To make peace I labored, and fought with men, as St. Paul said he did, after the manner of beasts, that is to say: with men as unreasonable as beasts, three and thirty years for peace between you and my Father: I have now obtained it, I am ready to give it to men of good will. as you are, the honor and glory of it, is mine, the peace yours: so did my angels proclaim to the world at my Nativity: Glory to God in the highest, and peace unto men of good will.
I was born with peace, all the world being then at peace, subdued to the Empire of Rome.
I died with peace, pardoning my persecutors; I arose again with peace giving my disciples peace, and in them all others that have a good will to be my disciples: but what peace?
Not that peace which the world giveth. The peace of the world is to give contentment to our sensual appetites & desires, be they never so inordinate or without reason.
This doth the world account, and call Peace; but this is not indeed the peace that Christ gave to his disciples.
Nay there is no peace to them that follow their inordinate desires: for even as men whose arable Land lyeth together in the common fields. decided only by certain bounds, or limits called Meerstones, if one neighbor plow beyond those limits and encroach upon hie neighbor, though he seemeth for a time to take some contentment therein: yet when his neighbor findeth it, his peace & contentment is turned into war and contention, and in the end the Law allotteth him to pay dearly for it.
Our sensual appetites border upon the right and inheritance of Almighty God; his divine law & the soul of reason, and our promise in baptism are the limits, or meerstones between God and us; If to give contentment to ourselves, we exceed and go beyond those limits, we offend God, we encroach upon his right: hereof followeth the wrath & displeasure of God, we break peace with him; an though we seem to the world to be at peace, yet there is no true peace unto us with God and our own conscience, till we have made our peace by true & hearty penance for our transgressions, which is we do not here in the life we shall be at open war with God forever in the next, and in this life with our own conscience of we have any.
Not this, but the other is the Peace, which Christ gave unto his disciples & commended unto us, which no man can take from us but ourselves, not death itself, but rather turneth it to an everlasting peace.
Let us therefore imagine every day, yea every hour of the day, that Christ appeareth unto us, as he did to his disciples, and salute us all with this peace, and show us his death and passion, he purchased this peace unto us, that we may continually remember the preciousness thereof, and so may be more careful not to lose that which was so dearly bought.

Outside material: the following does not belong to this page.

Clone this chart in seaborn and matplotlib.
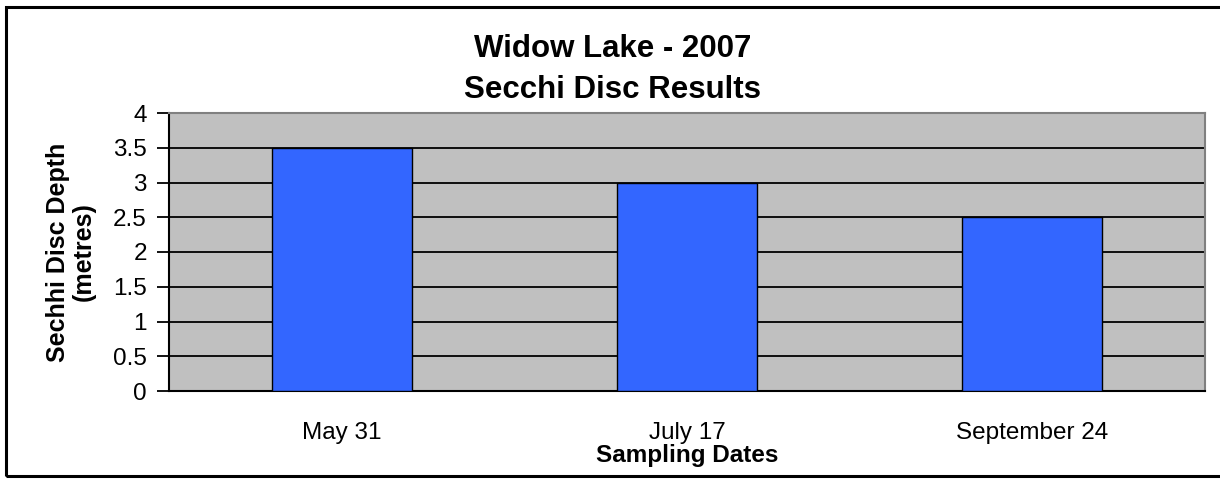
import pandas as pd
import matplotlib.pyplot as plt
import seaborn as sns
from matplotlib.patches import Rectangle

# Secchi disc readings, Widow Lake 2007
dates = ["May 31", "July 17", "September 24"]
depths = [3.5, 3.0, 2.5]
y_ticks = [0, 0.5, 1, 1.5, 2, 2.5, 3, 3.5, 4]
y_tick_labels = ["0", "0.5", "1", "1.5", "2", "2.5", "3", "3.5", "4"]
title_lines = ["Widow Lake - 2007", "Secchi Disc Results"]

df = pd.DataFrame({"Sampling Dates": dates, "Depth": depths})

sns.set_style("white")
plt.rcParams["font.family"] = ["Liberation Sans", "DejaVu Sans"]
plt.rcParams["text.color"] = "black"
plt.rcParams["axes.labelcolor"] = "black"
plt.rcParams["xtick.color"] = "black"
plt.rcParams["ytick.color"] = "black"

fig = plt.figure(figsize=(12.2, 4.79), dpi=100)
ax = fig.add_axes([169 / 1220, 1 - 391 / 479, (1205 - 169) / 1220, (391 - 113) / 479])

sns.barplot(data=df, x="Sampling Dates", y="Depth", color="#3366FF", width=0.406,
            edgecolor="black", linewidth=1, saturation=1, ax=ax, zorder=3)

ax.set_facecolor("#C0C0C0")
ax.set_xlim(-0.5, 2.5)
ax.set_ylim(0, 4)
ax.set_yticks(y_ticks)
ax.set_yticklabels(y_tick_labels, fontsize=17.5)
ax.yaxis.grid(True, color="black", linewidth=1.3, zorder=1)
ax.set_axisbelow(True)

# category labels without marks, tick marks on the boundaries
ax.set_xticks(range(len(dates)))
ax.set_xticklabels(dates, fontsize=17.5)
ax.tick_params(axis="x", which="major", length=0, pad=22)
ax.set_xticks([-0.5, 0.5, 1.5, 2.5], minor=True)
ax.tick_params(axis="x", which="minor", length=8, width=1.3, color="black", direction="out")
ax.tick_params(axis="y", length=9, width=1.3, color="black", direction="out", pad=7, left=True)

for side in ["left", "bottom"]:
    ax.spines[side].set_color("black")
    ax.spines[side].set_linewidth(1.5)
for side in ["top", "right"]:
    ax.spines[side].set_color("#808080")
    ax.spines[side].set_linewidth(1.5)

ax.set_xlabel("Sampling Dates", fontsize=17.5, fontweight="bold", labelpad=0)
ax.set_ylabel("Sechhi Disc Depth\n(metres)", fontsize=18, fontweight="bold",
              labelpad=12, linespacing=1.1)

fig.text(0.502, 1 - 49 / 479, title_lines[0], ha="center", va="center",
         fontsize=22.5, fontweight="bold")
fig.text(0.502, 1 - 90 / 479, title_lines[1], ha="center", va="center",
         fontsize=22.5, fontweight="bold")

# outer chart border (right edge runs off the picture)
fig.patches.append(Rectangle((6 / 1220, 1 - 476 / 479), 1.05, (476 - 7) / 479,
                             transform=fig.transFigure, fill=False,
                             edgecolor="black", linewidth=2.2))

fig.savefig("out.png", dpi=100)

Of this the Church likewise putteth us daily in mind, in the holy Service of the Mass, for the Priest praying for peace, directing his prayer unto the Blessed Sacrament & saying unto it: O lamb of God which takest away the sins of the world, the Clerk offereth him a picture of Christ crucified, or of the holy lamb, or the like, to kiss; he kisseth it, and saith unto the Clerk in the name of the people: Peace be unto thee, and the Clerk giveth it to the people, and sayeth to everyone, peace be to you, to put them in mind how Christ saluted his disciples with peace, & saluting one another with St. Paul’s holy kiss of peace, to put them in mind of the peace they should have one to another, & hoping to receive some grace thereby to conserve themselves in peace.